The bright, warm clarity of Upshaw’s timbre was particularly well-suited to Silver’s three songs, set to texts by Shakespeare, Edna St. Vincent Millay, and Khalil Gibran. The music for each was effusive but not overindulgent. To set Shakespeare’s verse without getting in the way of its natural musicality is a difficult proposition for any composer, yet the first piece “O, she doth teach the torches to burn bright,” taken from a passage in Romeo and Juliet, somehow managed to expand on the verse without obscuring it. Using an immense vocabulary of dynamic shifts, Silver’s music, as sung by Upshaw, brought about an intense evocation of how it feels to be awestruck by the overwhelming, inherently beautiful sight of one’s beloved. The second song, a setting of a sonnet by St. Vincent Millay, struck an elegant balance between textual expression and illumination, while the third, on a text by Gibran, was pure spiritual rhapsody—Upshaw’s tone embodied pure light, enveloping and enthralling with its tender vibrancy. A faint but ever-present poignancy to her voice produces a quality akin to the cooing of a mourning dove; this sound could not have been more effectively employed in these lush pieces, so exquisitely crafted as an epitaph to a loved one.
Before ending with the somewhat outrageous set of Bolcom’s cabaret songs, Kalish treated us to sophisticated interpretations of two solo piano pieces by Janáček, comprising movements I and IV of his piano cycle In the Mists. Finishing the duo’s detour into Eastern Europe, Upshaw and Kalish gave spirited accounts of the seldom-heard Hungarian songs by Bartók and Kodály. Upshaw managed to infuse these with earthy, folk-inspired vigor while never losing sight of the works’ inherently polished art music treatment. Once again her great command of her text—her delivery throughout the concert never failed to make clear that there is no underestimating the theatrical efficacy of a thoroughly internalized word-for-word-translation.

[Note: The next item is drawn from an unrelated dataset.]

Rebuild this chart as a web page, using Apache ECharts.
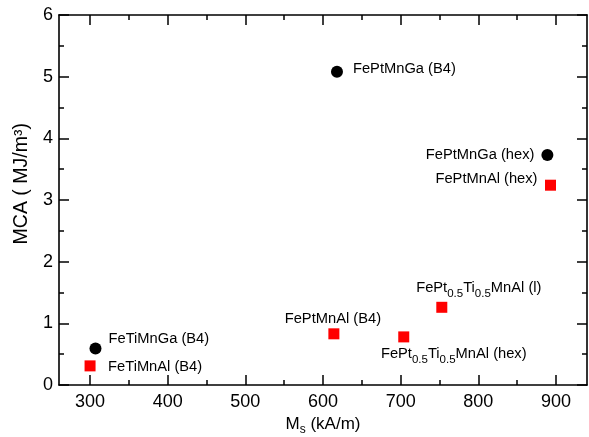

Upshaw is not showy; there is no opera-singer stereotype or diva dimension to which she conforms. Though she is always fully present and engaged, she never uses pure vocalism as a lure or a substitute for genuine musicianship. She is no more likely to tack on needless vocal ornaments than she is to make a play for a cheap joke. Indeed, during the final Bolcom selection, I was struck by her refusal to play “George”—a tragicomic elegy to a murdered drag queen—strictly for laughs. I have most often seen this piece performed by singing actors who give in immediately to the black comedy and surface absurdity present in the lyrics; instead, Upshaw played it straight-faced, with unusually poignant results. It is this sensitive intelligence and a constant effort to plumb the music’s greatest depths that make it easy to understand how, in 2007, she became the first-ever vocal artist to be named a MacArthur Fellow, deservedly receiving what is popularly known as the “genius grant.”
By way of an encore, Upshaw performed Stephen Foster’s “Beautiful Child of Song”, dedicating the piece to several unnamed young singers of her acquaintance who were present. If Saturday’s recital occasioned any disappointment whatever, it was only that the hall was not filled to bursting with young singers, who might have learned much in witnessing their esteemed colleague’s masterful recital. For myself, I can only say that I have rarely been so edified and inspired by an evening of song.